Now, imagine you would like to submit a job to the queue but you are not sure when that job will start. Maybe it will start while a disk is down or unmounted, a problem has occurred on the cluster or any other events you would like to handle. There is an infinite amount of sophistication one can add to a shell script (and this depends on your shell scripting abilities ). We will only show a few commonly used tricks.
The first one is a quick wrapper before your command checking for the existence of a file as a necessary condition for starting your job. The script would be written as follow
#!/bin/csh
set count=0
AGAIN:
if( ! -f SomeFileIknowShouldbeThere ) then
echo "Did not find SomeFileIknowShouldbeThere" | /bin/Mail -s "`hostname` insane"
$USER@rcf.rhic.bnl.gov
if ( $count < 10 ) then
@ count++
sleep 600
goto AGAIN
endif
endif
root4star ...
Note that the infinite loop without the count trick would block a queue slot and prevent others from using the queue at some stage. So, be sure of what you are doing before going ahead. Within the same spirit, you may want to resubmit your batch by doing something like
if( $count < 10)
then
....
else
# Tried 10 times and did not succeed
echo "$0" >>$HOME/resubmit
exit
endif
The file $HOME/resubmit will contain the batch you have not successfully run because 'SomeFileIknowShouldbeThere' was not found. In shell script, the variable $0 is replaced by the executing script (it can be used only in a script context as it has little meaning when used from the prompt).
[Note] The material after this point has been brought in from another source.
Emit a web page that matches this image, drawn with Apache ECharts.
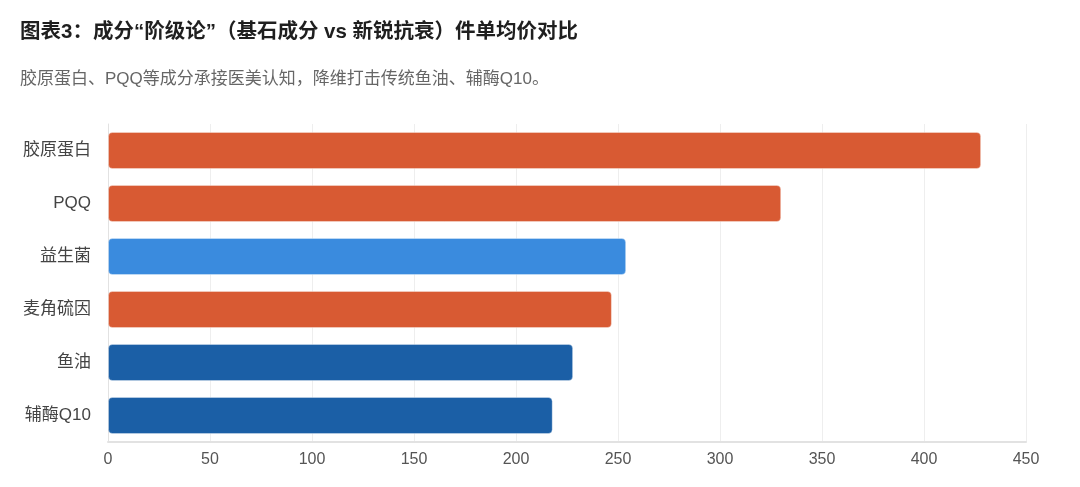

Avoiding useless network traffic and improving IO
There is a simple way to avoid network traffic while running a job in batch mode which is ... to read and/or write to local disk. This method however has to be carefully thought of : you will gain tremendous performance only if your application is IO bound. Also, while in the above example, copying a remote file to a local storage seems at minimum useless (at maximum dumb ) it is NOT. Usually, your application fragments the IO in small buffer chunks which renders improvements and optimization by the OS impossible. A copy over NFS of an entire file will however take advantage of the system buffer size setup.
In any case, in the above example, we copy several files to local disk, run over it, produce an output locally and move it to it's final destination. Each LSF job uses the environment variable LSB_JOBID (for PBS, it is PBS_JOBID etc ...) and we use this as a unique identifier for keeping the output in separate directories.
#!/bin/csh
set ID=$LSB_JOBID
set WDIR=/tmp/$USER/$ID # a temporary LOCAL and unique directory
set TARGET=/star/data01/xxx/output/ # the directory where all job output will go
# Create directory, go there
mkdir -p $WDIR || exit 1
cd $WDIR
# Copy input files locally
cp /star/data01/xxx/input/*.root .
# Run my program now
root4star -b -q 'runMakerFromMuDst.C("*.root","myHistograms.root",20000)'
if ( -e "myHistograms.root" ) then
# Move file and in addition, copy it with a unique name as well
mv -f myHistograms.root $TARGET/myHistograms$ID.root
else
echo "Action did not produce the expected file"
# eventually, use the same trick than above for keeping a record of what has failed
# ...
endif
# Do not forget to do some cleanup
rm -fr $WDIR
exit
The above example may be an overkill and not necessarily doable (too many input files, don't know a-priori the number of input file to use etc ...). But this method can always be used for the output and at least for writing (which is usually the most intensive operation), this trick may be used.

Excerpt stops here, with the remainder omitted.